§ DATA EXCERPT:

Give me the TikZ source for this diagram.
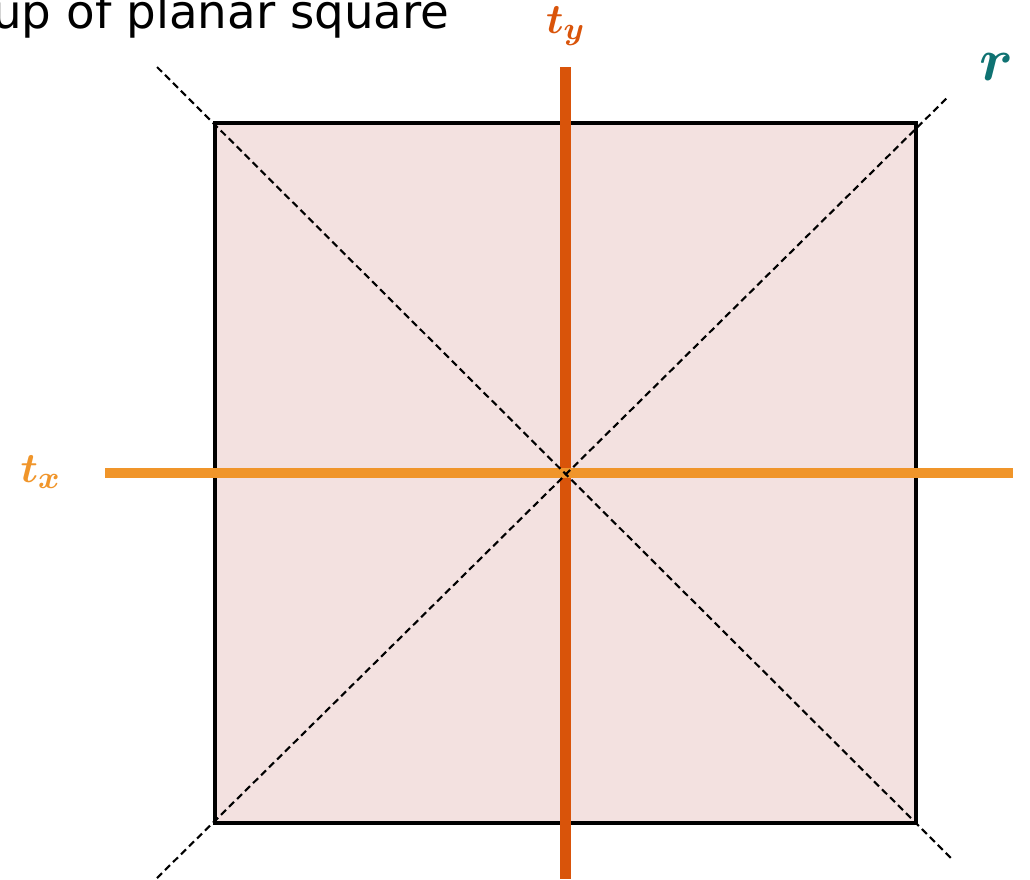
\documentclass[tikz,border=0pt]{standalone}
\usepackage{amsmath,amssymb}
\usepackage{bm}
\usepackage{fontspec}
\usepackage{xcolor}
\usepackage{tikz}
\usetikzlibrary{calc}
\newfontfamily\titlefont{DejaVu Sans}
\definecolor{squarepink}{RGB}{243,225,224}
\definecolor{tyorange}{RGB}{217,84,10}
\definecolor{txorange}{RGB}{240,149,42}
\definecolor{rteal}{RGB}{15,114,114}

\begin{document}
\begin{tikzpicture}[
    mirror/.style={line width=3.1pt},
    diag/.style={dashed, line width=0.6pt, dash pattern=on 2pt off 1.2pt},
    label/.style={inner sep=0pt, font=\fontsize{13}{15}\selectfont}
]
\useasboundingbox (0,0) rectangle (10.3,8.79);

% the square
\coordinate (SW) at (2.15,0.56);
\coordinate (NE) at (9.16,7.56);
\coordinate (O) at (5.655,4.06);
\draw[line width=1.1pt, fill=squarepink] (SW) rectangle (NE);

% ends of the symmetry axes
\coordinate (TyTop) at (5.655,8.12);
\coordinate (TyBot) at (5.655,0);
\coordinate (TxL) at (1.05,4.06);
\coordinate (TxR) at (10.13,4.06);
\coordinate (D1a) at (1.57,8.12);
\coordinate (D1b) at (9.53,0.19);
\coordinate (D2a) at (1.57,0.01);
\coordinate (D2b) at (9.49,7.83);

\draw[mirror, tyorange] (TyTop) -- (TyBot);
\draw[mirror, txorange] (TxL) -- (TxR);
\draw[diag] (D1a) -- (D1b);
\draw[diag] (D2a) -- (D2b);

% labels
\node[label, text=tyorange] (ty) at (5.66,8.53) {$\bm{t_y}$};
\node[label, text=txorange] (tx) at (0.41,4.07) {$\bm{t_x}$};
\node[label, text=rteal, font=\fontsize{16}{18}\selectfont] (r) at (9.97,8.12) {$\bm{r}$};
\node[inner sep=0pt, anchor=base east, font=\titlefont\fontsize{13.3}{15}\selectfont] (title) at (4.50,8.51) {up of planar square};
\end{tikzpicture}
\end{document}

§ OBJECTIVE:
Leave out any pictures and return exactly the lines from the beginning of the data through the line with "(0,0) rectangle (10.3,8.79);", inclusive.

§ ANSWER TO THIS EXERCISE:
Give me the TikZ source for this diagram.
\documentclass[tikz,border=0pt]{standalone}
\usepackage{amsmath,amssymb}
\usepackage{bm}
\usepackage{fontspec}
\usepackage{xcolor}
\usepackage{tikz}
\usetikzlibrary{calc}
\newfontfamily\titlefont{DejaVu Sans}
\definecolor{squarepink}{RGB}{243,225,224}
\definecolor{tyorange}{RGB}{217,84,10}
\definecolor{txorange}{RGB}{240,149,42}
\definecolor{rteal}{RGB}{15,114,114}

\begin{document}
\begin{tikzpicture}[
    mirror/.style={line width=3.1pt},
    diag/.style={dashed, line width=0.6pt, dash pattern=on 2pt off 1.2pt},
    label/.style={inner sep=0pt, font=\fontsize{13}{15}\selectfont}
]
\useasboundingbox (0,0) rectangle (10.3,8.79);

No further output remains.